Assaraf struggles with completing daily tasks and has suffered from depression and PTSD because of that traumatic incident as well as his experiences on October 7.

While his experience is unique, his condition isn’t. He’s one of over 50,000 wounded soldiers in Israel, 5,721 of whom were wounded in the Israel-Hamas War.

Belev Achad organization 

Since the start of the war, Belev Echad, an international nonprofit that works to restore the lives of wounded IDF soldiers, has assisted some 1,000 of them a week.

The organization provides medical and mental health treatments to soldiers at its primary rehab location in Kiryat Ono. However, it also offers financial, emotional, and legal support for Israel’s heroes.

“We’re an organization that helps wounded soldiers, period,” said Belev Echad delegation manager and event coordinator Lauren Sobel. “We have many different types of doctors that come through every single day, actually, where these guys can have these appointments, treatments, etc., free of cost. If we don’t have something somebody needs, then we will quite literally build it from the ground up for them.”

The organization says that most of its employees at the house in Kiryat Ono are wounded soldiers, meaning the care for incoming soldiers is given by people who get it.

“The second that somebody steps into the house, they’re automatically greeted by somebody who understands them,” Sobel said.

The organization offers more than mental health support, however. It offers community building events and activities such as surfing, soccer matches, volleyball games, and a mixed martial arts program.

Additionally, it offers the soldiers a chance to go on an all-expenses-paid vacation as part of their recovery process. Belev Echad takes the soldiers to either Miami, New York, or Los Angeles to let off some steam and meet members of the local Jewish community. The trips strengthen the bond between the soldiers, as well as US-Israel relations.

ASSARAF WAS one of eight soldiers selected to travel to Miami on one of these delegation trips. He said he originally wasn’t looking forward to the trip, but he thinks now that sharing his story with others has helped him.

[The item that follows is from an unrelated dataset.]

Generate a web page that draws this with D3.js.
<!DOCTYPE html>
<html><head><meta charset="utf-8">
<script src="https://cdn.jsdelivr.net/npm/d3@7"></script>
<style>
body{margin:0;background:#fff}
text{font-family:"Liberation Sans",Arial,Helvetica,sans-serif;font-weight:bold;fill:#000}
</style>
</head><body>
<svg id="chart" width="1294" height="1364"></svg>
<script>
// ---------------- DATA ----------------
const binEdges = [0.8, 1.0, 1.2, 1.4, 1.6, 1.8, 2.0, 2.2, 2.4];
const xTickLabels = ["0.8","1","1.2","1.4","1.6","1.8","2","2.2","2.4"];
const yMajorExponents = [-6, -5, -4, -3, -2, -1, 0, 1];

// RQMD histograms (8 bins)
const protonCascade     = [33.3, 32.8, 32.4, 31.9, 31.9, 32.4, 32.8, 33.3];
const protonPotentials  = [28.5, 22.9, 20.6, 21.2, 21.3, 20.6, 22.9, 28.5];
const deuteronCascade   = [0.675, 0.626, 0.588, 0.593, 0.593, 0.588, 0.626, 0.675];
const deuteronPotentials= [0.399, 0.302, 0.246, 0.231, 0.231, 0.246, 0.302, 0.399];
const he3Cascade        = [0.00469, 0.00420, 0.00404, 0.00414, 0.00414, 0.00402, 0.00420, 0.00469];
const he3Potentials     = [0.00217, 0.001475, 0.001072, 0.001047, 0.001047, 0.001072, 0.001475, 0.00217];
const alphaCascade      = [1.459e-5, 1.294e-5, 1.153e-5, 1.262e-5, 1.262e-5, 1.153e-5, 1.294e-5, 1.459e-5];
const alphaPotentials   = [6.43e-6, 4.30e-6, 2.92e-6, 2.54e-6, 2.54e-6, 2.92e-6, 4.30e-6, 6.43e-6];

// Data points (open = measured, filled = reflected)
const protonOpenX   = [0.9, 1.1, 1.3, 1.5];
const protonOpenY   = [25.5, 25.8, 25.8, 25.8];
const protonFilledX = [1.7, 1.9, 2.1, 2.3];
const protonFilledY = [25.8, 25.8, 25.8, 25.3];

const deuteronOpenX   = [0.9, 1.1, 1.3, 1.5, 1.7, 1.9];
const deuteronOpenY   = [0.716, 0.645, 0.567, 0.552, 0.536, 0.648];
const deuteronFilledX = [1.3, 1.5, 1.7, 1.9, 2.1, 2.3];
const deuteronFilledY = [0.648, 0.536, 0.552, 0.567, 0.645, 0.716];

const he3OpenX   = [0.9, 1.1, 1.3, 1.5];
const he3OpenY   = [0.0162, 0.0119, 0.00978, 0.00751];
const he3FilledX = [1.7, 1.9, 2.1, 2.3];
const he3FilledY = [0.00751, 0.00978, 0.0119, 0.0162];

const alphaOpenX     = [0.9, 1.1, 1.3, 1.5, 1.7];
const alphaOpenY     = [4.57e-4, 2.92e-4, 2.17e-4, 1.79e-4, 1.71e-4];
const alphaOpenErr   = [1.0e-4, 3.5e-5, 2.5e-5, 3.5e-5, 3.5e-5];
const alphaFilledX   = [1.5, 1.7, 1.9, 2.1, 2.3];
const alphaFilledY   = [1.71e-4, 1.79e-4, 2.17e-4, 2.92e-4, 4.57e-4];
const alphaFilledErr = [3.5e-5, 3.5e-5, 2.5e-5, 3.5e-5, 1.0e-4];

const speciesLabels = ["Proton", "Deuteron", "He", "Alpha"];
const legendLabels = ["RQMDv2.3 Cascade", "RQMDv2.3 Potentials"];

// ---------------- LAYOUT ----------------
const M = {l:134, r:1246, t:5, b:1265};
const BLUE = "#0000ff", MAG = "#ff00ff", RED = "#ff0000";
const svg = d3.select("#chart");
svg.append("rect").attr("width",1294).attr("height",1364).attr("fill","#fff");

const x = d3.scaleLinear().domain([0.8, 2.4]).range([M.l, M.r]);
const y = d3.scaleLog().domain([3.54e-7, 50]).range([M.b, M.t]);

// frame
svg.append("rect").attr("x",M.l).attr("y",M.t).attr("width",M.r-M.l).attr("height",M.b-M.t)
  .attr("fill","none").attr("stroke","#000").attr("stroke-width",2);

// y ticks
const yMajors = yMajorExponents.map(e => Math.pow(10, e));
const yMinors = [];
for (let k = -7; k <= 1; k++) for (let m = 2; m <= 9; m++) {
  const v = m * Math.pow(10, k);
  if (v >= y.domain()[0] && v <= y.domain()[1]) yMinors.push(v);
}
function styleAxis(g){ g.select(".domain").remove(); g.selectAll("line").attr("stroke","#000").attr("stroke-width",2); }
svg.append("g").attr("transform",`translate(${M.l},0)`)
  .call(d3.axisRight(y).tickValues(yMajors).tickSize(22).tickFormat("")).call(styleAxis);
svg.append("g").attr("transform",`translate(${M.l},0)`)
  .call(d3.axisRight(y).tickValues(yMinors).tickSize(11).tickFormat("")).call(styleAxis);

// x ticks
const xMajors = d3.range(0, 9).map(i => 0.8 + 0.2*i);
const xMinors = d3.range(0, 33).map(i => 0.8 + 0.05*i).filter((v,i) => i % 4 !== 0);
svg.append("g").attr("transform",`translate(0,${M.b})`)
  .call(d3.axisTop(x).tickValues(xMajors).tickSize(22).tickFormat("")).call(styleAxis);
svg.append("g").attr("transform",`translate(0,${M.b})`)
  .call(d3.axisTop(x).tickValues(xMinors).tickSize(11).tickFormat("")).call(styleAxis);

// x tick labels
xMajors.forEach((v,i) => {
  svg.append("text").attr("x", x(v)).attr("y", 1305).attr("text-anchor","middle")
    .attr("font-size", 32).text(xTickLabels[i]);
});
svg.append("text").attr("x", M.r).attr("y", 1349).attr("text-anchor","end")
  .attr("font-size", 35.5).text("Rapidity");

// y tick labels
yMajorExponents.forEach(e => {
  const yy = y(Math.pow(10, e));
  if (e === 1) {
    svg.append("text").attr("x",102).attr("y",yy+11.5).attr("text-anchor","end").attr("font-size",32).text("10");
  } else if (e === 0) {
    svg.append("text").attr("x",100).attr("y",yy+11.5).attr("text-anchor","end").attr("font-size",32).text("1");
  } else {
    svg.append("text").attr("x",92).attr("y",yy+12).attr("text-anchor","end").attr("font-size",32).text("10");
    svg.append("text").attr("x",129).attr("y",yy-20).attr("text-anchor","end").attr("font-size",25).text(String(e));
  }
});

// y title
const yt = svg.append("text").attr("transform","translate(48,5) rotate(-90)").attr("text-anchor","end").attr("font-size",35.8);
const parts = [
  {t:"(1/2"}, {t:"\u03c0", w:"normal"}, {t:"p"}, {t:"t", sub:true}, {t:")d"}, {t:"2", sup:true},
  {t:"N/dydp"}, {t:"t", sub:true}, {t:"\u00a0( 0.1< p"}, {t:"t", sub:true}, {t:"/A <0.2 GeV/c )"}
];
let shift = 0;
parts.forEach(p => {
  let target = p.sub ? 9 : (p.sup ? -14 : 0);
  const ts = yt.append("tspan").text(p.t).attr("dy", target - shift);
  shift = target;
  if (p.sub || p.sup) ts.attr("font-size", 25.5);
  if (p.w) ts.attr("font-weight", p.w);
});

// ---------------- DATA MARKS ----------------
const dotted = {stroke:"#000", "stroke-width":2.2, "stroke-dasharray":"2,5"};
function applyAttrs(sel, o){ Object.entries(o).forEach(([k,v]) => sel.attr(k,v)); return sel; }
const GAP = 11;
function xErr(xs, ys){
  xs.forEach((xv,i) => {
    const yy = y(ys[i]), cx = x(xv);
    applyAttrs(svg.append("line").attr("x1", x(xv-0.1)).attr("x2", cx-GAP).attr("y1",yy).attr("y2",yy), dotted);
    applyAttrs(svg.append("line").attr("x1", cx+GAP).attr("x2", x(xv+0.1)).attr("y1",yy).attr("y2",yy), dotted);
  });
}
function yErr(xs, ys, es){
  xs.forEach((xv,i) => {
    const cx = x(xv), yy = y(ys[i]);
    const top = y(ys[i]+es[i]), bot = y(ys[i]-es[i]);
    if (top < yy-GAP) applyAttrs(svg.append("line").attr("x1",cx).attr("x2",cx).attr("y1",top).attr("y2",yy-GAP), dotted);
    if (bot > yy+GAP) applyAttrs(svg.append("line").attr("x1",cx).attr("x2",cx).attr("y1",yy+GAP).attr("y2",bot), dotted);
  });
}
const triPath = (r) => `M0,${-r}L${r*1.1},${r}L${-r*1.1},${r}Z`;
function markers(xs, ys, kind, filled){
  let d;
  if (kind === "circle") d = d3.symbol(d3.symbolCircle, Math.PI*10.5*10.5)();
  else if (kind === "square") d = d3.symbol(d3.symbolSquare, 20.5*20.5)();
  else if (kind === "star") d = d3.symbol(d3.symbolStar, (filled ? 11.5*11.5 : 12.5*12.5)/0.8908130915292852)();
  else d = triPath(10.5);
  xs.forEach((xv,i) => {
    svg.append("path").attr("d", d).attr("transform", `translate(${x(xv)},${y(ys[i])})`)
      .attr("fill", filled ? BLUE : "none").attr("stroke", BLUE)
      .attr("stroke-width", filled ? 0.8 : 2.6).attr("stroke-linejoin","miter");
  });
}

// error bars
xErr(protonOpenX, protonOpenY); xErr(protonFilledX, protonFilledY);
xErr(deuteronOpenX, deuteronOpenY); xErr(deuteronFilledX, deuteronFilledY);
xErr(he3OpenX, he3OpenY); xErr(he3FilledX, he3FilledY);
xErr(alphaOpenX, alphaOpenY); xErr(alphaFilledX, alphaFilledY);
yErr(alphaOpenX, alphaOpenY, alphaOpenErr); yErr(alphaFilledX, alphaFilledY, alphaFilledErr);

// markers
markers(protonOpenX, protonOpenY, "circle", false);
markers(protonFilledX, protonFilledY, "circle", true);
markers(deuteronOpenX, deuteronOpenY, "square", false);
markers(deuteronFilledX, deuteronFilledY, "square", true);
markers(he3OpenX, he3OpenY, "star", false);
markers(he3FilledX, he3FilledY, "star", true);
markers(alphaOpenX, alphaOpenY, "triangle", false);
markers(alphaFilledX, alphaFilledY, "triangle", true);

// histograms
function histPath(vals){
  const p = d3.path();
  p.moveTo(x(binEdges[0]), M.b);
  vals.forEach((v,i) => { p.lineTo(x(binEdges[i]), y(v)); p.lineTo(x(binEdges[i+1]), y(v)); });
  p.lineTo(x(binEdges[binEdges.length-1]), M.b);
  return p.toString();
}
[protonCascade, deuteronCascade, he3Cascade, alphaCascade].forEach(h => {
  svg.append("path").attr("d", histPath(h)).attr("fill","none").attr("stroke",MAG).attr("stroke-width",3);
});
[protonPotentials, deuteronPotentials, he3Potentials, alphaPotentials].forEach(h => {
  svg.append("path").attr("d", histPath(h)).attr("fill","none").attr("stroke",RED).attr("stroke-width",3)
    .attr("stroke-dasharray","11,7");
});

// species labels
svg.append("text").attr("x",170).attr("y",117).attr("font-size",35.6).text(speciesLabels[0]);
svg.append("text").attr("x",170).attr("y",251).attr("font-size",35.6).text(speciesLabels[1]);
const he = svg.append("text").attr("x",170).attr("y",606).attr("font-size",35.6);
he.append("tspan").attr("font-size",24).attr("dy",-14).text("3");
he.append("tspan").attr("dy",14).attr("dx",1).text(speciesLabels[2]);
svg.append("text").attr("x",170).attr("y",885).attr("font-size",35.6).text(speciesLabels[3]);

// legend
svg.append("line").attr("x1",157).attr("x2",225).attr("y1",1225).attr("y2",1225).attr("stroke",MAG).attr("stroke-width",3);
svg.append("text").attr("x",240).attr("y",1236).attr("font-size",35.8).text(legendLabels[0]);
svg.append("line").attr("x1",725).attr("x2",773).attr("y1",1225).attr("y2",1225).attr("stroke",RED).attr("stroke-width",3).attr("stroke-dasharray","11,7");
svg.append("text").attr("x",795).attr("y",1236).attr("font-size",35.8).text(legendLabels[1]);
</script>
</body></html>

“I wasn’t happy or excited. I thought: Now isn’t the time for a vacation. There’s a war,” he said. “But when I went to Belev Echad and told the other guys my story, that helped me.”

Soldiers act as a system of support 

The organization has provided nearly 2,000 PTSD treatments for soldiers. But outside of that, the soldiers act as a support system for each other.

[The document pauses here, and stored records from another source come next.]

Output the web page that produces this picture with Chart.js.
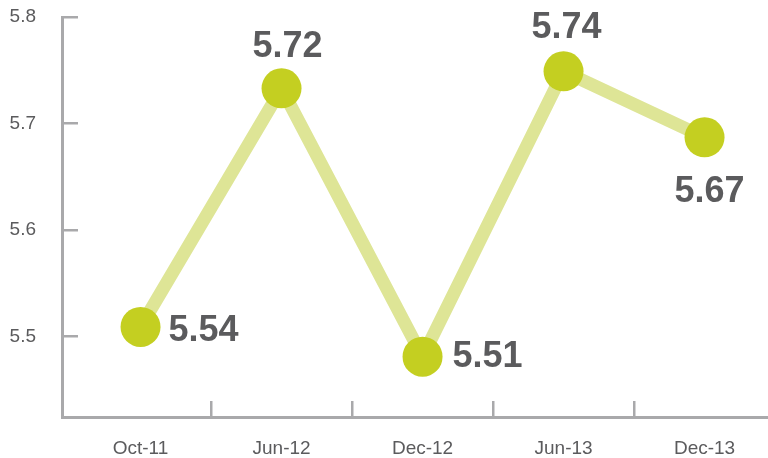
<!DOCTYPE html>
<html>
<head>
<meta charset="utf-8">
<script src="https://cdn.jsdelivr.net/npm/chart.js@4"></script>
<style>
  html, body { margin: 0; padding: 0; background: #fff; overflow: hidden; }
  canvas { display: block; }
</style>
</head>
<body>
<canvas id="chart" width="768" height="458"></canvas>
<script>
// data as it is drawn on the picture
const periods = ["Oct-11", "Jun-12", "Dec-12", "Jun-13", "Dec-13"];
const plotted = [5.509, 5.733, 5.481, 5.749, 5.687];
const shownValues = ["5.54", "5.72", "5.51", "5.74", "5.67"];
const yTicks = [5.5, 5.6, 5.7, 5.8];

// where each value label sits relative to its point
const labelAlign = ["left", "center", "left", "center", "center"];
const labelDx = [28, 6, 30, 3, 5];
const labelDy = [4, -41, 0, -43, 55];

const axisGrey = "#a9a9ab";
const textGrey = "#5b5b5d";

const valueLabels = {
    id: "valueLabels",
    afterDatasetsDraw(chart) {
        const ctx = chart.ctx;
        const meta = chart.getDatasetMeta(0);
        ctx.save();
        ctx.font = "bold 36px 'Liberation Sans', Arial, sans-serif";
        ctx.fillStyle = textGrey;
        ctx.textBaseline = "middle";
        meta.data.forEach((pt, i) => {
            ctx.textAlign = labelAlign[i];
            ctx.fillText(shownValues[i], pt.x + labelDx[i], pt.y + labelDy[i]);
        });
        ctx.restore();
    }
};

new Chart(document.getElementById("chart"), {
    type: "line",
    data: {
        datasets: [{
            data: plotted.map((v, i) => ({ x: i, y: v })),
            borderColor: "#dee596",
            borderWidth: 13,
            pointRadius: 20,
            pointHoverRadius: 20,
            pointBackgroundColor: "#c4cf21",
            pointBorderWidth: 0,
            tension: 0,
            clip: false
        }]
    },
    options: {
        responsive: false,
        animation: false,
        events: [],
        layout: { autoPadding: false, padding: { top: 17, left: 0, right: 0, bottom: 0 } },
        plugins: { legend: { display: false }, tooltip: { enabled: false } },
        scales: {
            x: {
                type: "linear",
                min: -0.557,
                max: 4.45,
                afterBuildTicks: (scale) => {
                    const t = [];
                    for (let v = 0; v <= 4; v += 0.5) t.push({ value: v });
                    scale.ticks = t;
                },
                afterFit: (scale) => {
                    scale.height = 41;
                    scale.paddingLeft = 0;
                    scale.paddingRight = 0;
                },
                border: { display: true, color: axisGrey, width: 3 },
                grid: {
                    drawOnChartArea: false,
                    tickLength: -16,
                    lineWidth: 2.5,
                    tickColor: (c) => Number.isInteger(c.tick.value) ? "rgba(0,0,0,0)" : axisGrey
                },
                ticks: {
                    autoSkip: false,
                    maxRotation: 0,
                    padding: 36,
                    color: textGrey,
                    font: { family: "'Liberation Sans', Arial, sans-serif", size: 19 },
                    callback: (v) => Number.isInteger(v) ? periods[v] : ""
                }
            },
            y: {
                min: 5.4244,
                max: 5.8,
                afterBuildTicks: (scale) => { scale.ticks = yTicks.map(v => ({ value: v })); },
                afterFit: (scale) => {
                    scale.width = 62;
                    scale.paddingTop = 0;
                    scale.paddingBottom = 0;
                },
                border: { display: true, color: axisGrey, width: 3 },
                grid: {
                    drawOnChartArea: false,
                    tickLength: -16,
                    lineWidth: 2.5,
                    tickColor: axisGrey
                },
                ticks: {
                    padding: 42,
                    color: textGrey,
                    font: { family: "'Liberation Sans', Arial, sans-serif", size: 19 },
                    callback: (v) => v.toFixed(1)
                }
            }
        }
    },
    plugins: [valueLabels]
});
</script>
</body>
</html>
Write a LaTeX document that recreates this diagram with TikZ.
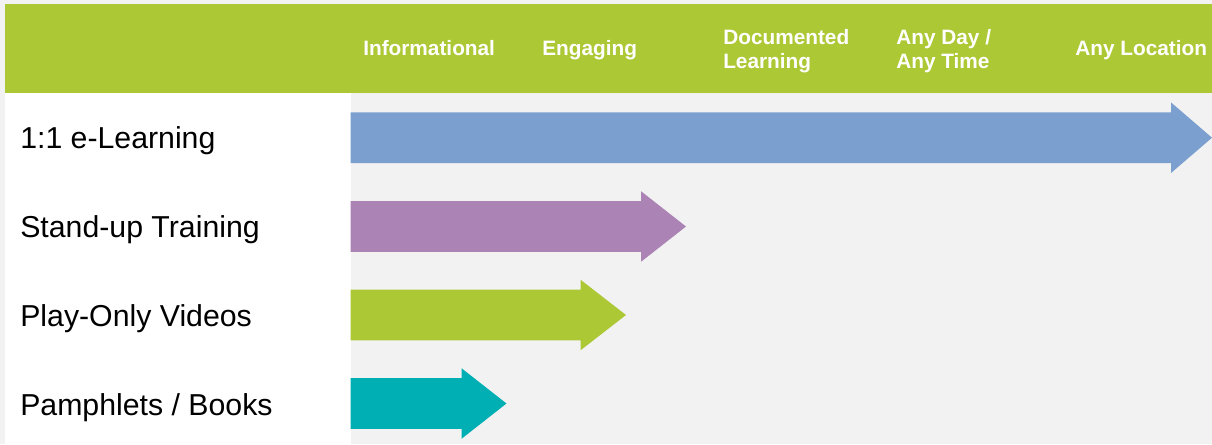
\documentclass[tikz,border=0pt]{standalone}
\usepackage{fontspec}
\setmainfont{Liberation Sans}
\definecolor{bggray}{HTML}{F2F2F2}
\definecolor{hdrgreen}{HTML}{ACC835}
\definecolor{arrblue}{HTML}{7BA0CF}
\definecolor{arrpurple}{HTML}{AB84B5}
\definecolor{arrgreen}{HTML}{ACC835}
\definecolor{arrteal}{HTML}{00AFB4}
\tikzset{
  hdr/.style={anchor=base west, inner sep=0pt, text=white, font=\fontsize{15.6}{18}\selectfont\bfseries, align=left},
  rowlabel/.style={anchor=base west, inner sep=0pt, text=black, font=\fontsize{22.7}{27}\selectfont},
}
% arrow: #1 colour, #2 y centre, #3 head base x, #4 tip x
\newcommand{\rowarrow}[4]{%
  \fill[#1] (350.7,#2-25.3) -- (#3,#2-25.3) -- (#3,#2-35.3) -- (#4,#2) -- (#3,#2+35.3) -- (#3,#2+25.3) -- (350.7,#2+25.3) -- cycle;}
\begin{document}
\begin{tikzpicture}[x=0.75pt,y=-0.75pt]
\useasboundingbox (0,0) rectangle (1212,444);
\fill[bggray] (0,0) rectangle (1212,444);
\fill[hdrgreen] (5,4) rectangle (1212,93);
\fill[white] (5,93) rectangle (350.7,444);
% header labels
\node[hdr] (h1) at (363,55.3) {Informational};
\node[hdr] (h2) at (542,55.3) {Engaging};
\node[hdr, anchor=north west] (h3) at (723,29.5) {Documented\\Learning};
\node[hdr, anchor=north west] (h4) at (896,29.5) {Any Day /\\Any Time};
\node[hdr] (h5) at (1075,55.3) {Any Location};
% arrows
\rowarrow{arrblue}{137.7}{1171}{1212}
\rowarrow{arrpurple}{226.5}{641}{686}
\rowarrow{arrgreen}{315}{580.5}{626}
\rowarrow{arrteal}{403.5}{461.5}{506.5}
% row labels
\node[rowlabel] (r1) at (20,148.7) {1:1 e-Learning};
\node[rowlabel] (r2) at (20,237.5) {Stand-up Training};
\node[rowlabel] (r3) at (20,326.5) {Play-Only Videos};
\node[rowlabel] (r4) at (20,415.5) {Pamphlets / Books};
\end{tikzpicture}
\end{document}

Even on this Miami trip, the eight boys cracked jokes about their situation that only they can fully understand. They were one little unit, and they just seemed lighter around each other.

For Assaraf, this trip meant he had people who just get it without him having to go into detail.

“When I talk about it, I just go back to the situation,” he said. “They [fellow wounded soldiers with Belev Echad] know everything that’s on my mind. Even if we have a different experience, it’s almost the same.”